- [SET EXERCISE]: Retype only what runs from the beginning of the data through the line with "(21,1.5) -- (1554,1.5);"; please omit the pictures and keep every line exact.

○ ○ ○ ○

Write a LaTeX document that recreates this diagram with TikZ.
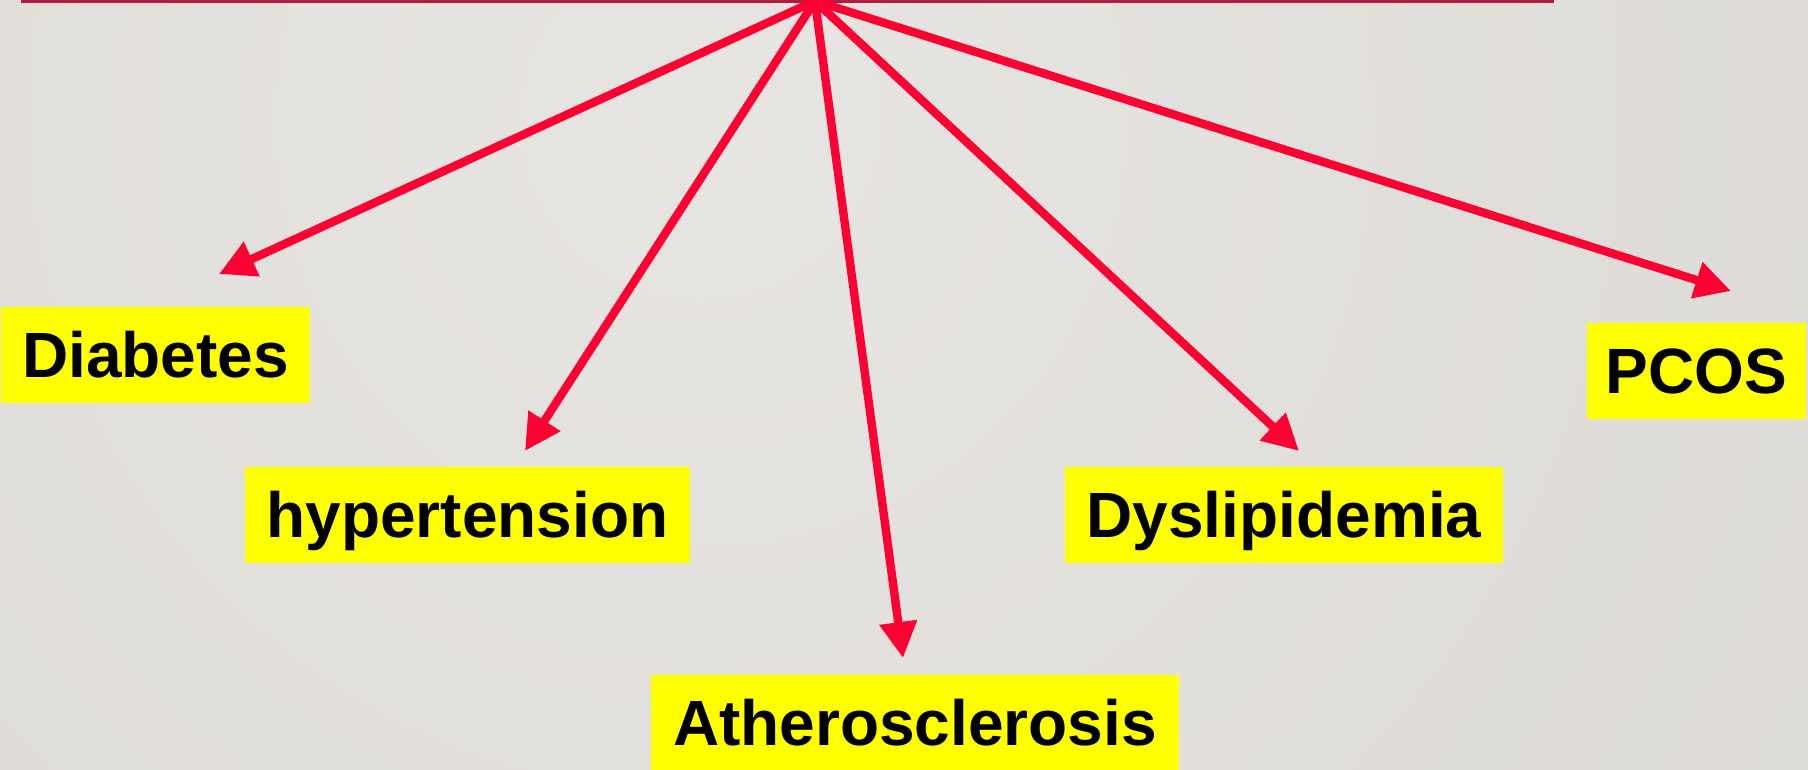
\documentclass[tikz,border=0pt]{standalone}
\usepackage{fontspec}
\setmainfont{Liberation Sans}
\definecolor{arrowred}{HTML}{FF0033}
\definecolor{barred}{HTML}{B31B3F}
\definecolor{boxyellow}{HTML}{FFFF00}
\definecolor{bglight}{HTML}{E7E5E1}
\definecolor{bgdark}{HTML}{D6D3CE}
\usetikzlibrary{
    arrows.meta,
    positioning,
}
\tikzset{
    >={Triangle[length=18pt,width=18pt]},
    disease/.style={fill=boxyellow,inner sep=0pt,minimum height=48pt,text height=22pt,text depth=0pt,font=\fontsize{32pt}{36pt}\selectfont\bfseries},
    link/.style={->,draw=arrowred,line width=4.2pt},
}

\begin{document}
\begin{tikzpicture}[x=0.5pt,y=-0.5pt]
    \useasboundingbox (0,0) rectangle (1808,770);
    \begin{scope}
        \clip (0,0) rectangle (1808,770);
        \shade[inner color=bglight,outer color=bgdark] (700,120) circle (1100pt);
    \end{scope}
    \draw[barred,line width=1.5pt] (21,1.5) -- (1554,1.5);

    \node[disease,minimum width=154.5pt] (diabetes) at (155.5,355) {Diabetes};
    \node[disease,minimum width=222.5pt] (hypertension) at (467.5,515) {hypertension};
    \node[disease,minimum width=264pt] (athero) at (915,723) {Atherosclerosis};
    \node[disease,minimum width=219pt] (dyslipid) at (1284,515) {Dyslipidemia};
    \node[disease,minimum width=109.5pt] (pcos) at (1696.5,371) {PCOS};

    \coordinate (hub) at (815,1);
    \coordinate (diabetestip) at (219,274);
    \coordinate (hypertensiontip) at (525,451);
    \coordinate (atherotip) at (903,658);
    \coordinate (dyslipidtip) at (1299,451);
    \coordinate (pcostip) at (1731,291);

    \draw[link] (hub) -- (diabetestip);
    \draw[link] (hub) -- (hypertensiontip);
    \draw[link] (hub) -- (atherotip);
    \draw[link] (hub) -- (dyslipidtip);
    \draw[link] (hub) -- (pcostip);
\end{tikzpicture}
\end{document}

○ ○ ○ ○

- [ANSWER TO THE PROBLEM]:
Write a LaTeX document that recreates this diagram with TikZ.
\documentclass[tikz,border=0pt]{standalone}
\usepackage{fontspec}
\setmainfont{Liberation Sans}
\definecolor{arrowred}{HTML}{FF0033}
\definecolor{barred}{HTML}{B31B3F}
\definecolor{boxyellow}{HTML}{FFFF00}
\definecolor{bglight}{HTML}{E7E5E1}
\definecolor{bgdark}{HTML}{D6D3CE}
\usetikzlibrary{
    arrows.meta,
    positioning,
}
\tikzset{
    >={Triangle[length=18pt,width=18pt]},
    disease/.style={fill=boxyellow,inner sep=0pt,minimum height=48pt,text height=22pt,text depth=0pt,font=\fontsize{32pt}{36pt}\selectfont\bfseries},
    link/.style={->,draw=arrowred,line width=4.2pt},
}

\begin{document}
\begin{tikzpicture}[x=0.5pt,y=-0.5pt]
    \useasboundingbox (0,0) rectangle (1808,770);
    \begin{scope}
        \clip (0,0) rectangle (1808,770);
        \shade[inner color=bglight,outer color=bgdark] (700,120) circle (1100pt);
    \end{scope}
    \draw[barred,line width=1.5pt] (21,1.5) -- (1554,1.5);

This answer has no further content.